En recul de 9,23% sur la semaine écoulée, le titre Carrefour n’a pas suivi la trajectoire espérée. Le projet d’éclatement de l’entreprise en trois sociétés cotées – 100% du capital de la branche hard-discount (Dia) sera introduit en Bourse, ainsi que 25% de la foncière Carrefour Property – est surtout perçu comme une opération dont le seul objectif est de créer de la valeur pour les actionnaires du groupe. « Carrefour en ressortira plus concentré et plus véloce », assurait pourtant jeudi dernier le DG Lars Olofsson, sans véritablement convaincre.

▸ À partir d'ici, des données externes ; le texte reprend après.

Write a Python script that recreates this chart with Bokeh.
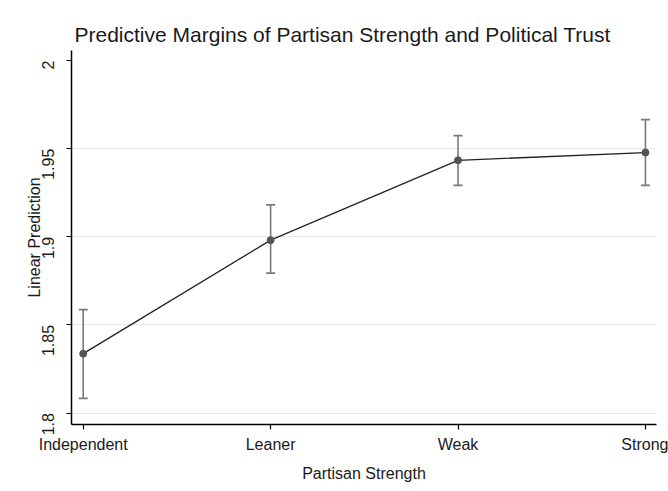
import math
from bokeh.plotting import figure
from bokeh.models import ColumnDataSource, Whisker, TeeHead, FixedTicker, Range1d
from bokeh.embed import file_html
from bokeh.resources import INLINE

categories = ["Independent", "Leaner", "Weak", "Strong"]
margins = [1.8337, 1.8981, 1.9434, 1.9478]
ci_lower = [1.8083, 1.8794, 1.9292, 1.9292]
ci_upper = [1.8587, 1.9181, 1.9574, 1.9665]
y_ticks = [1.8, 1.85, 1.9, 1.95, 2.0]
y_tick_labels = ["1.8", "1.85", "1.9", "1.95", "2"]

xs = list(range(len(categories)))
src = ColumnDataSource(dict(x=xs, y=margins, lo=ci_lower, hi=ci_upper))

FONT = "Liberation Sans"

p = figure(width=668, height=491, output_backend="svg", toolbar_location=None,
           x_range=Range1d(-0.0624, 3.059), y_range=Range1d(1.7935, 2.0057),
           min_border_left=71, min_border_right=12, min_border_top=50, min_border_bottom=67,
           background_fill_color="white", border_fill_color="white")
p.outline_line_color = None

p.title.text = "Predictive Margins of Partisan Strength and Political Trust"
p.title.text_font = FONT
p.title.text_font_size = "21px"
p.title.text_font_style = "normal"
p.title.text_color = "#1a1a1a"
p.title.align = "left"
p.title.offset = 3

# axes
p.xaxis.ticker = FixedTicker(ticks=xs)
p.xaxis.major_label_overrides = {i: c for i, c in enumerate(categories)}
p.yaxis.ticker = FixedTicker(ticks=y_ticks)
p.yaxis.major_label_overrides = {t: l for t, l in zip(y_ticks, y_tick_labels)}
p.yaxis.major_label_orientation = math.pi / 2
p.xaxis.axis_label = "Partisan Strength"
p.yaxis.axis_label = "Linear Prediction"
for ax in (p.xaxis, p.yaxis):
    ax.axis_line_color = "black"
    ax.axis_line_width = 1.5
    ax.major_tick_line_color = "black"
    ax.major_tick_line_width = 1.2
    ax.major_tick_out = 5
    ax.major_tick_in = 0
    ax.minor_tick_line_color = None
    ax.major_label_text_font = FONT
    ax.major_label_text_font_size = "16px"
    ax.major_label_text_color = "#1a1a1a"
    ax.axis_label_text_font = FONT
    ax.axis_label_text_font_size = "16px"
    ax.axis_label_text_font_style = "normal"
    ax.axis_label_text_color = "#1a1a1a"
p.xaxis.major_label_standoff = 6
p.xaxis.axis_label_standoff = 9
p.yaxis.major_label_standoff = 18
p.yaxis.axis_label_standoff = -9

p.xgrid.grid_line_color = None
p.ygrid.ticker = FixedTicker(ticks=y_ticks[:-1])
p.ygrid.grid_line_color = "#e8e8e8"
p.ygrid.grid_line_width = 1

# error bars
w = Whisker(source=src, base="x", lower="lo", upper="hi", dimension="height",
            line_color="#7a7a7a", line_width=1.6,
            upper_head=TeeHead(size=9, line_color="#7a7a7a", line_width=1.6),
            lower_head=TeeHead(size=9, line_color="#7a7a7a", line_width=1.6))
p.add_layout(w)

p.line("x", "y", source=src, line_color="#222222", line_width=1.3)
p.scatter("x", "y", source=src, size=7, marker="circle", fill_color="#555555", line_color="#555555")

open("out.html", "w").write(file_html(p, INLINE))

L’enjeu, pour le fonds américain Colony Capital et le milliardaire Bernard Arnault (LVMH), rassemblés au sein de la société Blue Capital, est simple : récupérer leur mise. Entrés au capital de Carrefour, à hauteur de 11% du capital, en mars 2007, les investisseurs peinent à voir les bénéfices de leur engagement. L’action, qui se négociait 53 euros à leur entrée au capital, n’en valait plus que 35,58 le 28 février dernier, quelques jours avant l’opération de « découpe » du second distributeur mondial. Et la situation ne s’est pas améliorée (32,26 euros le 4 mars dernier).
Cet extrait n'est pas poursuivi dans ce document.